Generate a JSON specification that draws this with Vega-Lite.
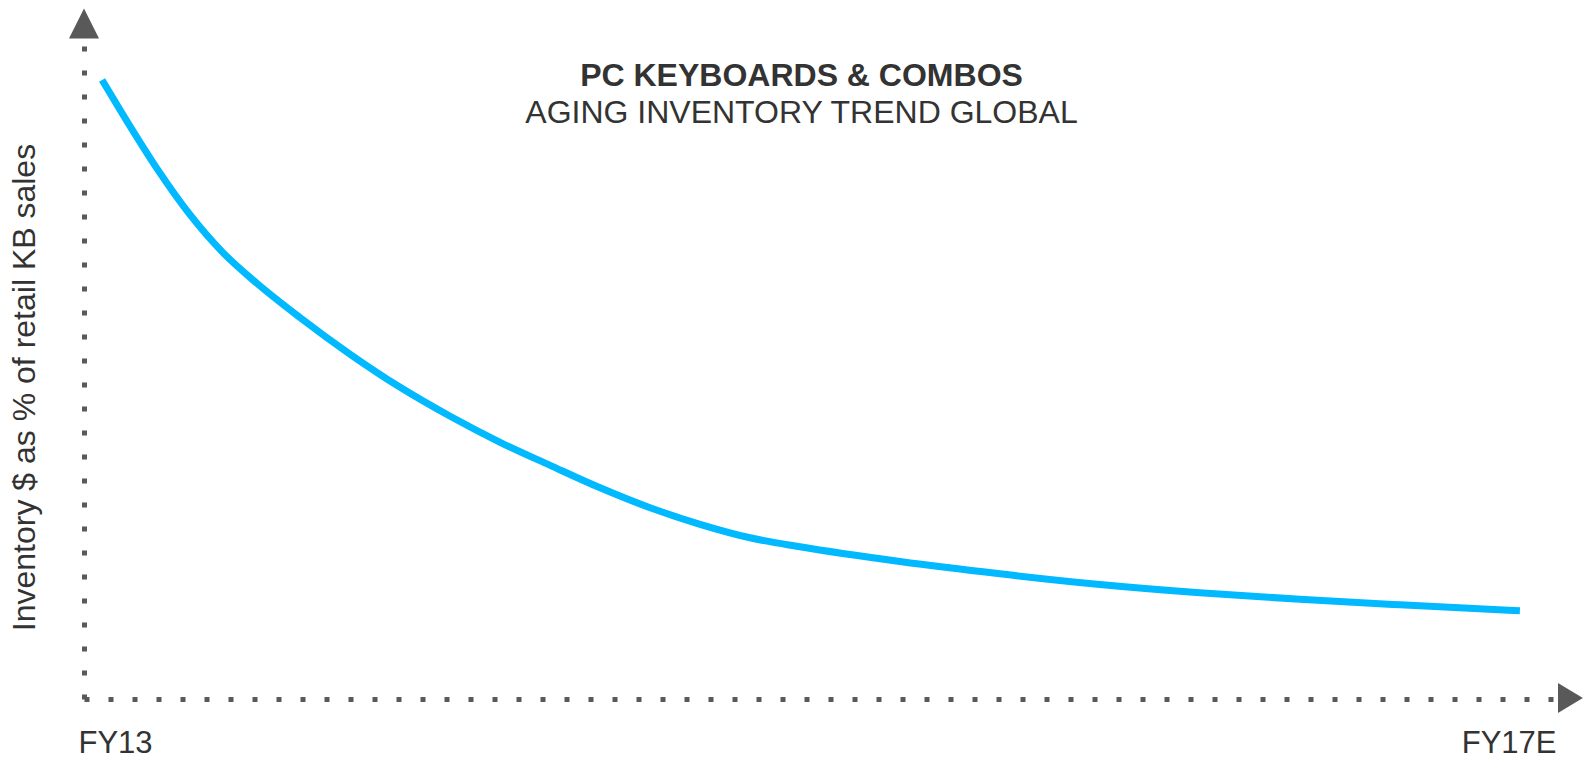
{
  "$schema": "https://vega.github.io/schema/vega-lite/v6.json",
  "width": 1471,
  "height": 654,
  "autosize": {"type": "none"},
  "padding": {"left": 84, "top": 45, "right": 28, "bottom": 60},
  "background": "white",
  "config": {"view": {"stroke": null}, "font": "Liberation Sans"},
  "title": {
    "text": "PC KEYBOARDS & COMBOS",
    "subtitle": "AGING INVENTORY TREND GLOBAL",
    "anchor": "middle",
    "frame": "group",
    "dx": -18,
    "offset": -122,
    "font": "Liberation Sans",
    "fontSize": 32,
    "fontWeight": "bold",
    "color": "#333333",
    "subtitleFont": "Liberation Sans",
    "subtitleFontSize": 32,
    "subtitleFontWeight": "normal",
    "subtitleColor": "#333333",
    "subtitlePadding": 5
  },
  "layer": [
    {
      "data": {
        "values": [
          {"fiscal_year": 2013.000, "inventory_pct": 94.65},
          {"fiscal_year": 2013.059, "inventory_pct": 89.34},
          {"fiscal_year": 2013.155, "inventory_pct": 81.10},
          {"fiscal_year": 2013.248, "inventory_pct": 74.05},
          {"fiscal_year": 2013.341, "inventory_pct": 68.25},
          {"fiscal_year": 2013.437, "inventory_pct": 63.55},
          {"fiscal_year": 2013.559, "inventory_pct": 58.30},
          {"fiscal_year": 2013.700, "inventory_pct": 52.71},
          {"fiscal_year": 2013.841, "inventory_pct": 47.66},
          {"fiscal_year": 2013.982, "inventory_pct": 43.23},
          {"fiscal_year": 2014.123, "inventory_pct": 39.25},
          {"fiscal_year": 2014.264, "inventory_pct": 35.73},
          {"fiscal_year": 2014.405, "inventory_pct": 32.29},
          {"fiscal_year": 2014.546, "inventory_pct": 29.24},
          {"fiscal_year": 2014.687, "inventory_pct": 26.71},
          {"fiscal_year": 2014.828, "inventory_pct": 24.65},
          {"fiscal_year": 2014.969, "inventory_pct": 23.27},
          {"fiscal_year": 2015.251, "inventory_pct": 21.02},
          {"fiscal_year": 2015.533, "inventory_pct": 19.14},
          {"fiscal_year": 2015.815, "inventory_pct": 17.51},
          {"fiscal_year": 2016.097, "inventory_pct": 16.24},
          {"fiscal_year": 2016.379, "inventory_pct": 15.24},
          {"fiscal_year": 2016.662, "inventory_pct": 14.40},
          {"fiscal_year": 2017.000, "inventory_pct": 13.49}
        ]
      },
      "mark": {"type": "line", "color": "#00B9FF", "strokeWidth": 7, "interpolate": "monotone", "strokeCap": "butt"},
      "encoding": {
        "x": {
          "field": "fiscal_year",
          "type": "quantitative",
          "scale": {"domain": [2012.949, 2017.099], "nice": false, "zero": false},
          "axis": {
            "title": null,
            "values": [2012.949, 2017.099],
            "labelExpr": "datum.value < 2015 ? 'FY13' : 'FY17E'",
            "labelFlush": true,
            "labelOffset": {"condition": {"test": "datum.value < 2015", "value": -6}, "value": 1},
            "ticks": false,
            "grid": false,
            "domainDash": [5, 19],
            "domainWidth": 5,
            "domainColor": "#595959",
            "domainCap": "butt",
            "labelFont": "Liberation Sans",
            "labelFontSize": 31,
            "labelColor": "#333333",
            "labelPadding": 29
          }
        },
        "y": {
          "field": "inventory_pct",
          "type": "quantitative",
          "scale": {"domain": [0, 100], "nice": false, "zero": false},
          "axis": {
            "title": "Inventory $ as % of retail KB sales",
            "labels": false,
            "ticks": false,
            "grid": false,
            "domainDash": [5, 19],
            "domainWidth": 5,
            "domainColor": "#595959",
            "domainCap": "butt",
            "titleFont": "Liberation Sans",
            "titleFontSize": 32,
            "titleFontWeight": "normal",
            "titleColor": "#333333",
            "titleAngle": -90,
            "titleBaseline": "alphabetic",
            "titleX": -50,
            "titleY": 342
          }
        }
      }
    },
    {
      "data": {"values": [{}]},
      "mark": {"type": "point", "filled": true, "shape": "M-1,1L0,-1L1,1Z", "size": 900, "color": "#595959", "opacity": 1},
      "encoding": {
        "x": {"datum": 2012.949, "type": "quantitative"},
        "y": {"datum": 103.3, "type": "quantitative"}
      }
    },
    {
      "data": {"values": [{}]},
      "mark": {"type": "point", "filled": true, "shape": "M-0.83,-1L0.83,0L-0.83,1Z", "size": 900, "color": "#595959", "opacity": 1},
      "encoding": {
        "x": {"datum": 2017.1425, "type": "quantitative"},
        "y": {"datum": 0.15, "type": "quantitative"}
      }
    }
  ]
}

◇ ◇ ◇ ◇ ◇ ◇ ◇

◆ **Problem**
Return the full material word for word. Do not include the pictures.

◆ **Final result**
Generate a JSON specification that draws this with Vega-Lite.
{
  "$schema": "https://vega.github.io/schema/vega-lite/v6.json",
  "width": 1471,
  "height": 654,
  "autosize": {"type": "none"},
  "padding": {"left": 84, "top": 45, "right": 28, "bottom": 60},
  "background": "white",
  "config": {"view": {"stroke": null}, "font": "Liberation Sans"},
  "title": {
    "text": "PC KEYBOARDS & COMBOS",
    "subtitle": "AGING INVENTORY TREND GLOBAL",
    "anchor": "middle",
    "frame": "group",
    "dx": -18,
    "offset": -122,
    "font": "Liberation Sans",
    "fontSize": 32,
    "fontWeight": "bold",
    "color": "#333333",
    "subtitleFont": "Liberation Sans",
    "subtitleFontSize": 32,
    "subtitleFontWeight": "normal",
    "subtitleColor": "#333333",
    "subtitlePadding": 5
  },
  "layer": [
    {
      "data": {
        "values": [
          {"fiscal_year": 2013.000, "inventory_pct": 94.65},
          {"fiscal_year": 2013.059, "inventory_pct": 89.34},
          {"fiscal_year": 2013.155, "inventory_pct": 81.10},
          {"fiscal_year": 2013.248, "inventory_pct": 74.05},
          {"fiscal_year": 2013.341, "inventory_pct": 68.25},
          {"fiscal_year": 2013.437, "inventory_pct": 63.55},
          {"fiscal_year": 2013.559, "inventory_pct": 58.30},
          {"fiscal_year": 2013.700, "inventory_pct": 52.71},
          {"fiscal_year": 2013.841, "inventory_pct": 47.66},
          {"fiscal_year": 2013.982, "inventory_pct": 43.23},
          {"fiscal_year": 2014.123, "inventory_pct": 39.25},
          {"fiscal_year": 2014.264, "inventory_pct": 35.73},
          {"fiscal_year": 2014.405, "inventory_pct": 32.29},
          {"fiscal_year": 2014.546, "inventory_pct": 29.24},
          {"fiscal_year": 2014.687, "inventory_pct": 26.71},
          {"fiscal_year": 2014.828, "inventory_pct": 24.65},
          {"fiscal_year": 2014.969, "inventory_pct": 23.27},
          {"fiscal_year": 2015.251, "inventory_pct": 21.02},
          {"fiscal_year": 2015.533, "inventory_pct": 19.14},
          {"fiscal_year": 2015.815, "inventory_pct": 17.51},
          {"fiscal_year": 2016.097, "inventory_pct": 16.24},
          {"fiscal_year": 2016.379, "inventory_pct": 15.24},
          {"fiscal_year": 2016.662, "inventory_pct": 14.40},
          {"fiscal_year": 2017.000, "inventory_pct": 13.49}
        ]
      },
      "mark": {"type": "line", "color": "#00B9FF", "strokeWidth": 7, "interpolate": "monotone", "strokeCap": "butt"},
      "encoding": {
        "x": {
          "field": "fiscal_year",
          "type": "quantitative",
          "scale": {"domain": [2012.949, 2017.099], "nice": false, "zero": false},
          "axis": {
            "title": null,
            "values": [2012.949, 2017.099],
            "labelExpr": "datum.value < 2015 ? 'FY13' : 'FY17E'",
            "labelFlush": true,
            "labelOffset": {"condition": {"test": "datum.value < 2015", "value": -6}, "value": 1},
            "ticks": false,
            "grid": false,
            "domainDash": [5, 19],
            "domainWidth": 5,
            "domainColor": "#595959",
            "domainCap": "butt",
            "labelFont": "Liberation Sans",
            "labelFontSize": 31,
            "labelColor": "#333333",
            "labelPadding": 29
          }
        },
        "y": {
          "field": "inventory_pct",
          "type": "quantitative",
          "scale": {"domain": [0, 100], "nice": false, "zero": false},
          "axis": {
            "title": "Inventory $ as % of retail KB sales",
            "labels": false,
            "ticks": false,
            "grid": false,
            "domainDash": [5, 19],
            "domainWidth": 5,
            "domainColor": "#595959",
            "domainCap": "butt",
            "titleFont": "Liberation Sans",
            "titleFontSize": 32,
            "titleFontWeight": "normal",
            "titleColor": "#333333",
            "titleAngle": -90,
            "titleBaseline": "alphabetic",
            "titleX": -50,
            "titleY": 342
          }
        }
      }
    },
    {
      "data": {"values": [{}]},
      "mark": {"type": "point", "filled": true, "shape": "M-1,1L0,-1L1,1Z", "size": 900, "color": "#595959", "opacity": 1},
      "encoding": {
        "x": {"datum": 2012.949, "type": "quantitative"},
        "y": {"datum": 103.3, "type": "quantitative"}
      }
    },
    {
      "data": {"values": [{}]},
      "mark": {"type": "point", "filled": true, "shape": "M-0.83,-1L0.83,0L-0.83,1Z", "size": 900, "color": "#595959", "opacity": 1},
      "encoding": {
        "x": {"datum": 2017.1425, "type": "quantitative"},
        "y": {"datum": 0.15, "type": "quantitative"}
      }
    }
  ]
}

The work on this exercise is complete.